Kalau kita mencoba melihat sinonim dari kata selingkuh itu sendiri, berbagai macam kata negatif lainnya seperti serong, menipu, tidak jujur, dan lain-lain seolah-olah menjadi satu kumpulan perbuatan negatif yang melekat pada perbuatan selingkuh itu sendiri. Jika demikian buruknya, apakah selingkuh masih dapat ditolerir?

Jika seseorang masih bertahan menjalani hubungan dengan orang yang sudah berkali-kali berselingkuh terhadap dirinya, bayangkan berapa banyak ‘sampah’ yang sudah rela ditelannya?
Yang sering terjadi adalah, ketika pasangan tertangkap basah berselingkuh, kemudian meminta maaf, dan berjanji bahwa dia adalah milik kita seutuhnya, kebanyakan dari kita rela memberi kesempatan kedua, ketiga, bahkan dan seterusnya.

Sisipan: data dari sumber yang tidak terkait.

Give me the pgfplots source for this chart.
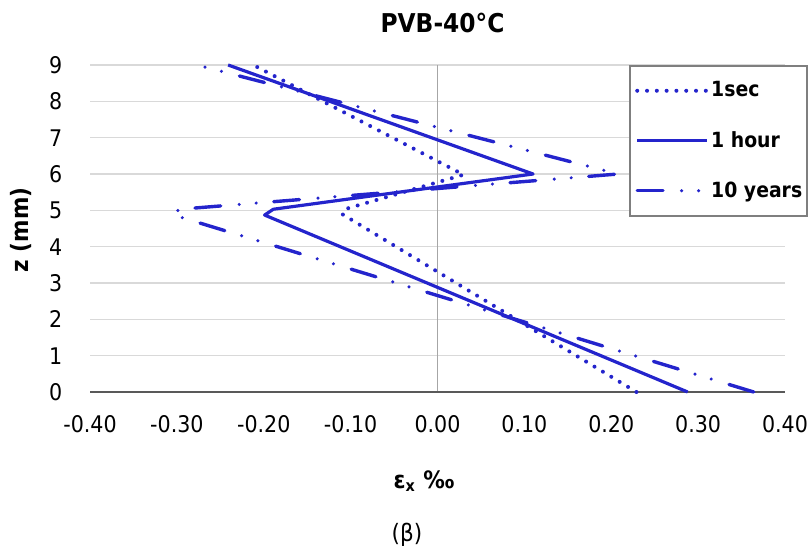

Sadarkah kita bahwa jika itu kita lakukan berarti kita sendiri yang akhirnya sibuk mencari alasan pembenaran untuk perselingkuhan yang sudah dilakukan pasangan kita? Setelah itu hidup hanya akan dipenuhi oleh kecurigaan, rasa sakit hati, dan kebencian, meski akhirnya kembali menerima si peselingkuh itu. Apakah itu yang disebut ‘Cinta’? – Me? Not anymore!


Jika anda masih menyebut itu sebagai ‘cinta’, maka saya tak bisa lagi membayangkan yang dinamakan ‘benci’ itu seperti apa. Saya juga mungkin tak akan habis pikir, bagaimana cara anda menghargai dan mencintai diri anda sendiri.

Di dunia ini mungkin saja banyak orang yang membenci kita, menyimpan rasa iri, ataupun ingin menyakiti. Kita sering mendengar bahwa memaafkan kesalahan orang lain akan lebih baik daripada menyimpan dendam. Saya setuju sekali. Bisa saja kita memaafkan, tapi itu bukan berarti membuka pintu untuk ‘the new him/her’ seperti yang mudah dijanjikan ketika seseorang ketahuan berselingkuh dan berjanji tak akan mengulangi. Mungkin kita harus menanyakan kembali kepada hati kita masing-masing, untuk sebuah dedikasi terhadap rasa cinta yang tulus dan kepercayaan yang demikian besar kita berikan, kita rela dikhianati? Membuka mata lebar-lebar akan kenyataan tentang siapa sebenarnya orang yang kita cintai dan bertanya pada diri sendiri mungkin juga sedikit membantu, pantaskah saya menerima semua pengkhianatan ini?

Bertahun-tahun lalu, setelah kegagalan perkawinan saya yang juga salah satu penyebabnya adalah perselingkuhan yang dilakukan pasangan saya, saya berkenalan dengan seseorang yang ketika itu dalam masa penjajakan untuk mendekati saya. Hubungan antara dua orang yang pernah memiliki latar belakang kegagalan perkawinan tentunya berbeda dengan pasangan yang belum pernah berumah tangga. Ketika dalam masa-masa pendekatan, dia memberitahu saya bahwa akibat dari kegagalan perkawinan pertamanya adalah karena dia selingkuh.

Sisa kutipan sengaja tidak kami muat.